Эмоции для диктатуры пролетариата
Как авангард хотел управлять сознанием с помощью архитектурных форм
В основе авангардной архитектуры лежит идея о том, что форма воздействует на психику людей одинаково — это физиология,— так что это искусство для масс, а не для одного человека. Массе покажи шар — она почувствует гармонию, покажи вертикаль — она почувствует стремление, сложи одно с другим — получишь Институт Ленина Ивана Леонидова, стремление ко всемирной гармонии, которая покамест еще не наступила.
Понимание русского революционного авангарда как утопии было закреплено выставкой «Великая утопия», организованной Русским музеем и Третьяковской галереей в 1992–1993 годах. Это в известной степени было удобным компромиссом — есть Великая Октябрьская революция, это реальность вполне трагическая, унесшая вместе с Гражданской войной жизни больше десяти миллионов человек, а есть Великая утопия, светлая мечта, которая этой катастрофе параллельна, то есть пересечений с ней не имеет. Проблема в том, что если пересечений нет, то нет и утопии.
Искать в русском революционном авангарде идеи устройства общества и государства, отличные от партии и правительства, — занятие малоосмысленное. Простой пример. В Башне III Интернационала Владимира Татлина — сооружении, предназначенном для размещения в нем главных учреждений всемирного правительства, — есть три уровня. В первом, кубическом, располагается законодательная власть, во втором, пирамидальном, — исполнительная, и в третьем, цилиндрическом, — всемирное радио. Можно ли сказать, что Татлин отвергал идею Джона Локка о разделении властей и полагал судебную власть излишней?

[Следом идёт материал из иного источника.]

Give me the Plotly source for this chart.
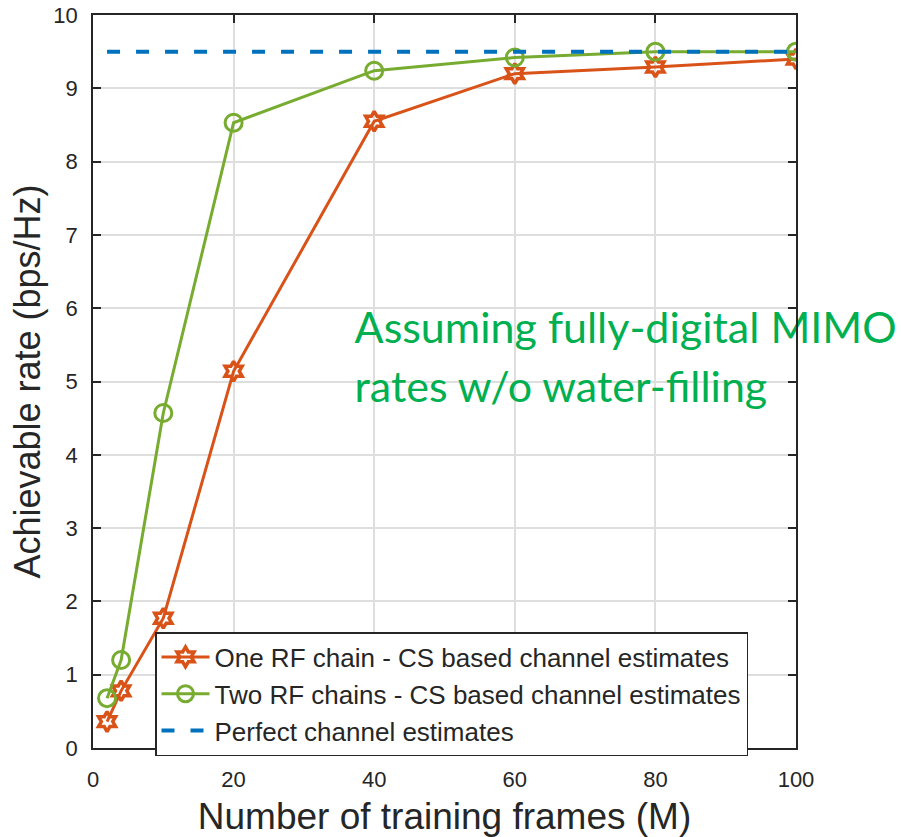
import plotly.graph_objects as go

# Training frames M
frames = [2, 4, 10, 20, 40, 60, 80, 100]
# Achievable rate (bps/Hz)
one_rf = [0.36, 0.78, 1.77, 5.14, 8.55, 9.20, 9.29, 9.40]
two_rf = [0.68, 1.20, 4.57, 8.53, 9.24, 9.42, 9.50, 9.50]
perfect_x = [2, 100]
perfect = [9.5, 9.5]

x_ticks = [0, 20, 40, 60, 80, 100]
y_ticks = list(range(0, 11))

note_lines = ["Assuming fully-digital MIMO", "rates w/o water-filling"]

ORANGE = "#D95319"
GREEN = "#77AC30"
BLUE = "#0072BD"
NOTE_GREEN = "#00B050"
AX = "#262626"
FONT = "Liberation Sans, Arial, Helvetica, sans-serif"
NOTE_FONT = "Lato, Open Sans, sans-serif"

fig = go.Figure()
fig.add_trace(go.Scatter(
    x=frames, y=one_rf, mode="lines+markers",
    name="One RF chain - CS based channel estimates",
    line=dict(color=ORANGE, width=3),
    marker=dict(symbol="hexagram-open", size=15, color=ORANGE,
                line=dict(color=ORANGE, width=3.5)),
))
fig.add_trace(go.Scatter(
    x=frames, y=two_rf, mode="lines+markers",
    name="Two RF chains - CS based channel estimates",
    line=dict(color=GREEN, width=3),
    marker=dict(symbol="circle-open", size=17, color=GREEN,
                line=dict(color=GREEN, width=3)),
))
fig.add_trace(go.Scatter(
    x=perfect_x, y=perfect, mode="lines",
    name="Perfect channel estimates",
    line=dict(color=BLUE, width=4, dash="13px,16px"),
))

# Green note as a text layer, so the axis frame is drawn over it
fig.add_trace(go.Scatter(
    x=[37.2, 37.2], y=[5.67, 4.87], mode="text",
    text=note_lines, textposition="middle right",
    textfont=dict(family=NOTE_FONT, size=43, color=NOTE_GREEN),
    showlegend=False, hoverinfo="skip", cliponaxis=False,
))

axis_common = dict(
    showline=True, linecolor=AX, linewidth=1.5, mirror="ticks",
    ticks="inside", ticklen=8, tickcolor=AX, tickwidth=1.5,
    showgrid=True, gridcolor="#dedede", gridwidth=1.5,
    zeroline=False, automargin=False,
    tickfont=dict(family=FONT, size=22, color=AX),
)

fig.update_xaxes(
    range=[0, 100], tickvals=x_ticks, ticklabelstandoff=11,
    title=dict(text="Number of training frames (M)", standoff=12,
               font=dict(family=FONT, size=37, color=AX)),
    **axis_common,
)
fig.update_yaxes(
    range=[0, 10], tickvals=y_ticks, ticklabelstandoff=9,
    title=dict(text="Achievable rate (bps/Hz)", standoff=2,
               font=dict(family=FONT, size=36, color=AX)),
    **axis_common,
)

fig.update_layout(
    width=901, height=837,
    margin=dict(l=93, r=105, t=15, b=89),
    paper_bgcolor="white", plot_bgcolor="white",
    showlegend=True,
    legend=dict(
        x=(155 - 93) / 703, y=(748 - 632) / 733, xanchor="left", yanchor="top",
        bgcolor="white", bordercolor=AX, borderwidth=1.5,
        font=dict(family=FONT, size=26, color=AX),
        itemwidth=48, tracegroupgap=0,
    ),
)

fig.write_html("out.html")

Но при этом принимал Эдмунда Берка и полагал прессу «четвертой властью»? Это абсурд — он не имел в виду ни того ни другого, вряд ли знал Локка и Берка и идей относительно устройства государства у него не было. И что же это за утопия, в которой сам вопрос о том, как будет устроена власть, является абсурдным?
Нет, конечно, в идее соцгорода, состоящего из домовкоммун, рабочих клубов и театров массового действия — а именно так выглядит город русского архитектурного авангарда,— есть узнаваемые черты утопии. Но они именно что узнаются — это склад утопий, случившихся до него. Проанализируйте соцгород, и вы обнаружите: индустриальный город — город-завод Тони Гарнье; дом-коммуна — это фаланстер Шарля Фурье; рабочий клуб — это храм Города Солнца Кампанеллы; театр массового действия — это Gesamtkunstwerk Рихарда Вагнера. Большевизм проводит ревизию утопического хозяйства и берет, что годится в его дело. Город-сад, скажем, цензуру не прошел и был отброшен — отдельные коттеджи оказались мелкобуржуазными. Совместные трапезы, которые находятся во всех утопиях начиная с Платона, наоборот, прошли и превратились в фабрики-кухни. Но собственные утопические идеи Великой утопии — это что?
Еще одна проблема — в Великой утопии нет великих утопистов. Среди мастеров русского архитектурного авангарда нет ни одного, кто претендовал бы на создание авторской утопии. Когда смотришь на сотни нереализованных проектов, то утопия в целом вроде бы налицо. Но каждый из них в отдельности не дотягивает до утопии, остается на уровне интересного формально-композиционного построения, которое не было воплощено. Дело не в слабости творческого потенциала или амбиций — этого как раз хоть отбавляй. Но это время, полагавшее индивидуальное творческое высказывание чем-то нелегитимным,— правильно было работать коллективами, бригадами, объединениями. Отсюда бесконечные творческие группировки — борьба времени с буржуазным индивидуализмом. И в рамках этой борьбы идея, что Моисей Гинзбург переделывает мир, выглядела неправильной. Правильно, если это делает АСНОВА (Ассоциация новых архитекторов, куда входил Гинзбург).